Given request ->
Transcribe the material exactly. Images do not belong in the copy.

Dataset extract ->

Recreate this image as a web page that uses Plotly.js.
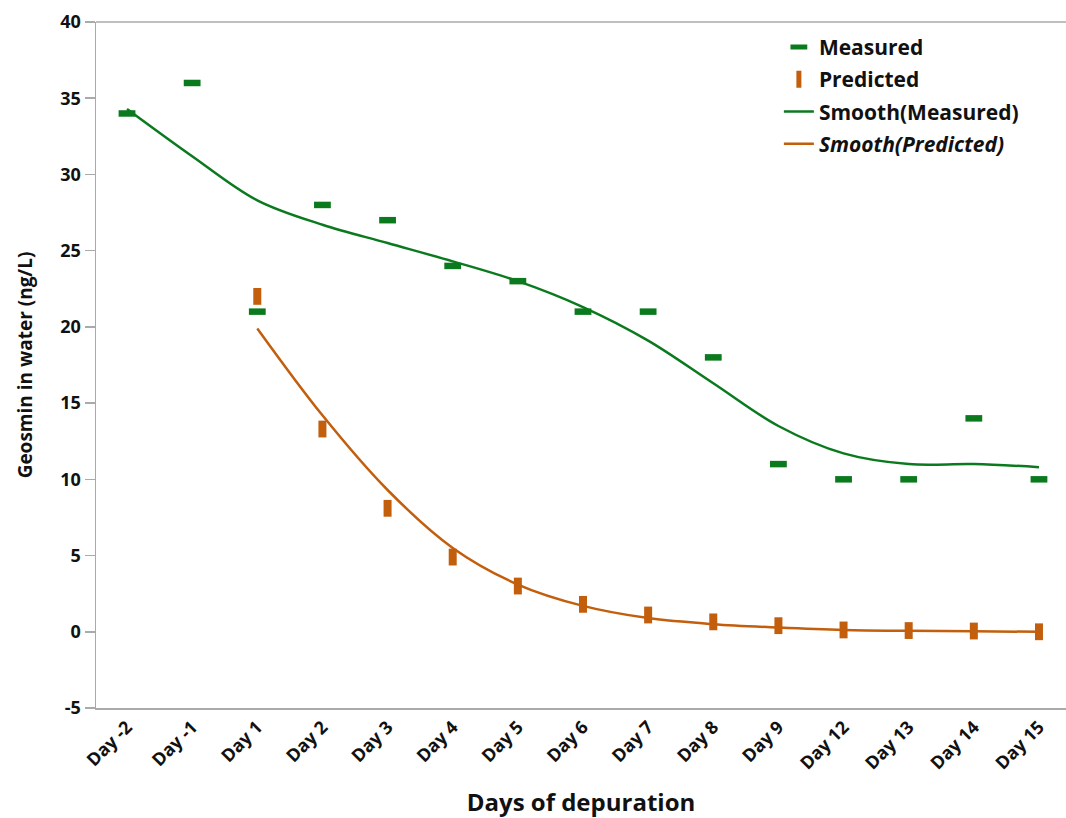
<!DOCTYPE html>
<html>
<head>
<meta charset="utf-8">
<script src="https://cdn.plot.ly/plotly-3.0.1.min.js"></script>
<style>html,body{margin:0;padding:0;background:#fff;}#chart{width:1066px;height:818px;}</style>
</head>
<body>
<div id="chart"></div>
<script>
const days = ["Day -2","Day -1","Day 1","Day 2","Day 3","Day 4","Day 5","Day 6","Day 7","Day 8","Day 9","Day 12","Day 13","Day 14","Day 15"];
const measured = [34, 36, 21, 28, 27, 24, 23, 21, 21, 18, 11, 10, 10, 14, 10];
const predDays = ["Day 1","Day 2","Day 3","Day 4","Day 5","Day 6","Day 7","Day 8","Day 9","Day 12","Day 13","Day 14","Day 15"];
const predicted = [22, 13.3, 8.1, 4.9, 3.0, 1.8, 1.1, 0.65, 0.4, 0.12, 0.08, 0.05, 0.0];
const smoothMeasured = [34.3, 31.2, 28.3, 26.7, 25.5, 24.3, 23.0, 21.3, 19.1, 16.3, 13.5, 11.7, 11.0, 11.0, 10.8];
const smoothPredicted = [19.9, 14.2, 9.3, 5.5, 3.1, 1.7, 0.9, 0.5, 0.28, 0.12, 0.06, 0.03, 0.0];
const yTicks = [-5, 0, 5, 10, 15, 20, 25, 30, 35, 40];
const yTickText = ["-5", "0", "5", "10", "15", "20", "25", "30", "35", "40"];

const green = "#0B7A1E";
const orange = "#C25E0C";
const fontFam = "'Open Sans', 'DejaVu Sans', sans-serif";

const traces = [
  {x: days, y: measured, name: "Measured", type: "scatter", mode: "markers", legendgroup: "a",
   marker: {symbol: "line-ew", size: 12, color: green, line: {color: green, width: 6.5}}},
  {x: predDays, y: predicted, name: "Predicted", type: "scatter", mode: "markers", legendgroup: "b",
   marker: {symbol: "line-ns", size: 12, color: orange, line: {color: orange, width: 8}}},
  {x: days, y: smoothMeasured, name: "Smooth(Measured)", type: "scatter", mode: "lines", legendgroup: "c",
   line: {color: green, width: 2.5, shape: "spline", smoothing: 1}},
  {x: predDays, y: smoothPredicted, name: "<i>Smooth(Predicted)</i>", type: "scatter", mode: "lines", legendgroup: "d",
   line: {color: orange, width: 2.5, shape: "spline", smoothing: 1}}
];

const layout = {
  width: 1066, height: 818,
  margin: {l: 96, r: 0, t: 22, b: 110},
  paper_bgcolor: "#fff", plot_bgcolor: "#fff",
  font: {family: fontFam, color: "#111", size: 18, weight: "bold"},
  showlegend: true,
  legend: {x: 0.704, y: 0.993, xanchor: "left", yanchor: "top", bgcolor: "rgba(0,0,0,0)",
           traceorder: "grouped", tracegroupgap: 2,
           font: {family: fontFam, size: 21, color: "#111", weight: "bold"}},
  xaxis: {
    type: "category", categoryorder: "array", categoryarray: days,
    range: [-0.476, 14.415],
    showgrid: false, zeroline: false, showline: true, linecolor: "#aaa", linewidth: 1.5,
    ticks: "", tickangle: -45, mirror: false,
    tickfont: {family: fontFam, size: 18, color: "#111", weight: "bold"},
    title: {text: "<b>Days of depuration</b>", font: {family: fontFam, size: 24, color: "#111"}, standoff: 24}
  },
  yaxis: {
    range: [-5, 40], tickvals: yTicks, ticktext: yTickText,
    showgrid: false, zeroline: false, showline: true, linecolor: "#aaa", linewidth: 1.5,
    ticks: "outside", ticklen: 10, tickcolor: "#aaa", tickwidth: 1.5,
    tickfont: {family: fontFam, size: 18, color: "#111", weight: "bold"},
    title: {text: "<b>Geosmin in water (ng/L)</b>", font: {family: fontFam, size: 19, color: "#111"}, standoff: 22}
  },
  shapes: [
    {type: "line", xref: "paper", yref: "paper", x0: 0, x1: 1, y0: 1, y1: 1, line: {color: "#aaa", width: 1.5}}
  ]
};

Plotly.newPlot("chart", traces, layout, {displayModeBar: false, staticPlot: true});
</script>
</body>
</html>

Solution ->
Recreate this image as a web page that uses Plotly.js.
<!DOCTYPE html>
<html>
<head>
<meta charset="utf-8">
<script src="https://cdn.plot.ly/plotly-3.0.1.min.js"></script>
<style>html,body{margin:0;padding:0;background:#fff;}#chart{width:1066px;height:818px;}</style>
</head>
<body>
<div id="chart"></div>
<script>
const days = ["Day -2","Day -1","Day 1","Day 2","Day 3","Day 4","Day 5","Day 6","Day 7","Day 8","Day 9","Day 12","Day 13","Day 14","Day 15"];
const measured = [34, 36, 21, 28, 27, 24, 23, 21, 21, 18, 11, 10, 10, 14, 10];
const predDays = ["Day 1","Day 2","Day 3","Day 4","Day 5","Day 6","Day 7","Day 8","Day 9","Day 12","Day 13","Day 14","Day 15"];
const predicted = [22, 13.3, 8.1, 4.9, 3.0, 1.8, 1.1, 0.65, 0.4, 0.12, 0.08, 0.05, 0.0];
const smoothMeasured = [34.3, 31.2, 28.3, 26.7, 25.5, 24.3, 23.0, 21.3, 19.1, 16.3, 13.5, 11.7, 11.0, 11.0, 10.8];
const smoothPredicted = [19.9, 14.2, 9.3, 5.5, 3.1, 1.7, 0.9, 0.5, 0.28, 0.12, 0.06, 0.03, 0.0];
const yTicks = [-5, 0, 5, 10, 15, 20, 25, 30, 35, 40];
const yTickText = ["-5", "0", "5", "10", "15", "20", "25", "30", "35", "40"];

const green = "#0B7A1E";
const orange = "#C25E0C";
const fontFam = "'Open Sans', 'DejaVu Sans', sans-serif";

const traces = [
  {x: days, y: measured, name: "Measured", type: "scatter", mode: "markers", legendgroup: "a",
   marker: {symbol: "line-ew", size: 12, color: green, line: {color: green, width: 6.5}}},
  {x: predDays, y: predicted, name: "Predicted", type: "scatter", mode: "markers", legendgroup: "b",
   marker: {symbol: "line-ns", size: 12, color: orange, line: {color: orange, width: 8}}},
  {x: days, y: smoothMeasured, name: "Smooth(Measured)", type: "scatter", mode: "lines", legendgroup: "c",
   line: {color: green, width: 2.5, shape: "spline", smoothing: 1}},
  {x: predDays, y: smoothPredicted, name: "<i>Smooth(Predicted)</i>", type: "scatter", mode: "lines", legendgroup: "d",
   line: {color: orange, width: 2.5, shape: "spline", smoothing: 1}}
];

const layout = {
  width: 1066, height: 818,
  margin: {l: 96, r: 0, t: 22, b: 110},
  paper_bgcolor: "#fff", plot_bgcolor: "#fff",
  font: {family: fontFam, color: "#111", size: 18, weight: "bold"},
  showlegend: true,
  legend: {x: 0.704, y: 0.993, xanchor: "left", yanchor: "top", bgcolor: "rgba(0,0,0,0)",
           traceorder: "grouped", tracegroupgap: 2,
           font: {family: fontFam, size: 21, color: "#111", weight: "bold"}},
  xaxis: {
    type: "category", categoryorder: "array", categoryarray: days,
    range: [-0.476, 14.415],
    showgrid: false, zeroline: false, showline: true, linecolor: "#aaa", linewidth: 1.5,
    ticks: "", tickangle: -45, mirror: false,
    tickfont: {family: fontFam, size: 18, color: "#111", weight: "bold"},
    title: {text: "<b>Days of depuration</b>", font: {family: fontFam, size: 24, color: "#111"}, standoff: 24}
  },
  yaxis: {
    range: [-5, 40], tickvals: yTicks, ticktext: yTickText,
    showgrid: false, zeroline: false, showline: true, linecolor: "#aaa", linewidth: 1.5,
    ticks: "outside", ticklen: 10, tickcolor: "#aaa", tickwidth: 1.5,
    tickfont: {family: fontFam, size: 18, color: "#111", weight: "bold"},
    title: {text: "<b>Geosmin in water (ng/L)</b>", font: {family: fontFam, size: 19, color: "#111"}, standoff: 22}
  },
  shapes: [
    {type: "line", xref: "paper", yref: "paper", x0: 0, x1: 1, y0: 1, y1: 1, line: {color: "#aaa", width: 1.5}}
  ]
};

Plotly.newPlot("chart", traces, layout, {displayModeBar: false, staticPlot: true});
</script>
</body>
</html>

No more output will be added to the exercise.